За каждой санитаркой был закреплен определенный участок здания, поэтому Хибла видела каждый день одних и тех же детей. Но в парке встречала и взрослых пациентов, бредущих по аллеям, как привидения. Все они выглядели одинаково плохо – бледно-желтые лица, огромные глаза с темными кругами на пол-лица, сверкающие лысые черепа. Они ходили так, будто прошагали долгий путь и очень устали. Смотрели почему-то себе под ноги, будто их не привлекала окружающая красота, и Хибла подумала, что они, наверное, просто не в силах поднять голову, иначе не стали бы разглядывать безликий тротуарный камень, а созерцали бы цветы, деревья, синее небо и бирюзовую полоску моря далеко внизу. Хибле было стыдно перед ними за свою жизнерадостность, хотя они вряд ли вообще замечали ее присутствие. «Каково это – знать, что доживаешь последние дни?» – задавалась она вопросом, украдкой глядя в их пустые потухшие глаза. И, несмотря на большое количество обреченных больных, все равно любила этот санаторий – за ощущение умиротворения. Тишину здесь нарушали лишь звуки птиц и шелест листвы, потому что говорили все очень тихо, смеялись сдержанно, работники санатория были вежливы и обходительны, опрятно одеты, мужчины не носили бород и не издавали грубых криков. Никто не ругал ее и не требовал от нее невозможного, лишь бы сорвать гнев, не оскорблял, как привыкли обходиться с ней ее старшие родственницы из поселка. Никто не ссорился между собой, не затевал драк. Никто не предавался шумному веселью, не горланил песни, не хохотал во всю глотку до хрипоты. Хибла поняла, что тишина для нее, прежде всего, означает уют, и находила в ней упоение. Да и работа по уборке больничных палат, стирка, глажка – все это ей нравилась больше, чем стряпня и возня с козами. Хибле нравилось, как теперь от нее пахло: казалось, аромат садовых роз впитался в кожу и волосы. Руки ее стали белыми, а ногти светло-розовыми, из-под них исчезла черная, въевшаяся, казалось, намертво, грязная полоска. Ей хотелось, чтобы такая жизнь длилась вечно.

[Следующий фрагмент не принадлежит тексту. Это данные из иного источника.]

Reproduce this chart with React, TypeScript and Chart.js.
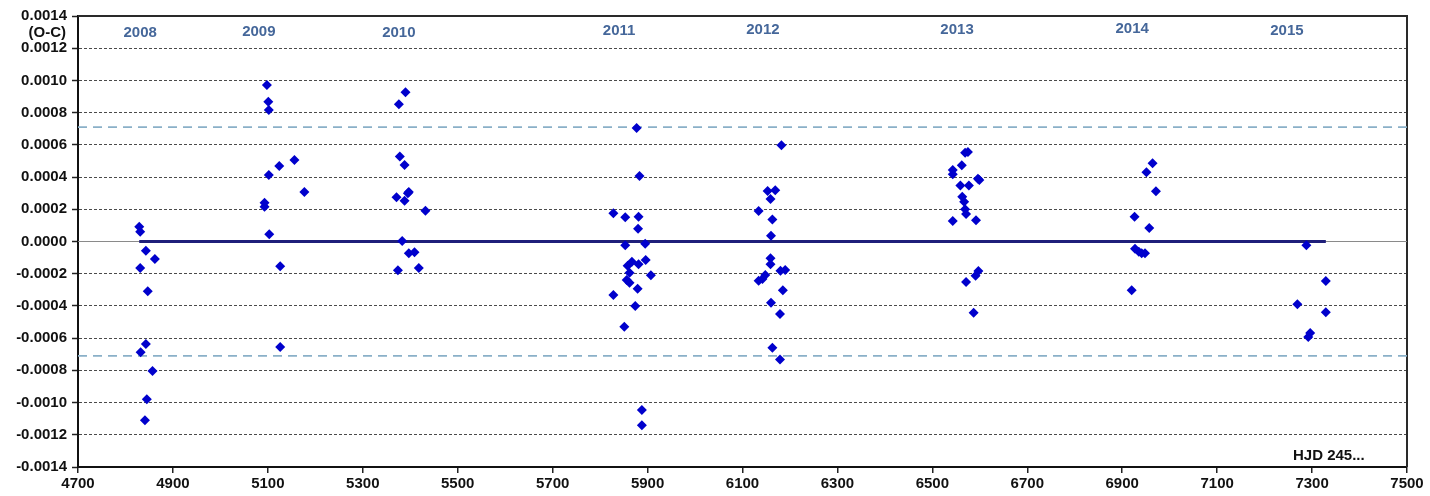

Но однажды случилось событие, положившее конец ее счастью и наполнившее душу тревогой, не забытой до сих пор.
Ту часть здания, где находились процедурные кабинеты, убирала немая санитарка… ну, или она казалась такой, потому что, сколько Хибла ни пыталась с ней поздороваться или пригласить в комнату отдыха выпить чаю с коллективом, та ни разу не удостоила ее не то что ответом – даже взглядом. По мнению Хиблы, у этой санитарки было грубое, неприятно звучавшее имя – Жанна. Будто что-то жалящее, как оса или крапива, и для ее внешности вполне подходящее. Вся фигура Жанны, казалось, выражала неприязнь к окружающему миру: низко опущенная голова зажата между угловатыми плечами, острые локти угрожающе торчат в стороны, будто предупреждая: «Не подходи!», выражение лица, как у озлобленной псины, готовой кинуться на всякого случайного прохожего, и взгляд такой же свирепый, исподлобья. Однажды Хибла поинтересовалась у других санитарок, общались ли они с Жанной, или та и впрямь немая. «Ты к ней не лезь лучше! – ответили ей. – Она, если не трогать, спокойная. Но если достанешь – держись тогда!» Поэтому Хибла оставила попытки сдружиться с нелюдимой сотрудницей. Она, в общем-то, и не искала дружбы – просто хотела быть вежливой. Эта Жанна выбивалась из основной массы интеллигентного и доброжелательного персонала санатория, но вскоре Хибла забыла о ней, тем более что на этаже, где располагались процедурные, ей доводилось бывать очень редко.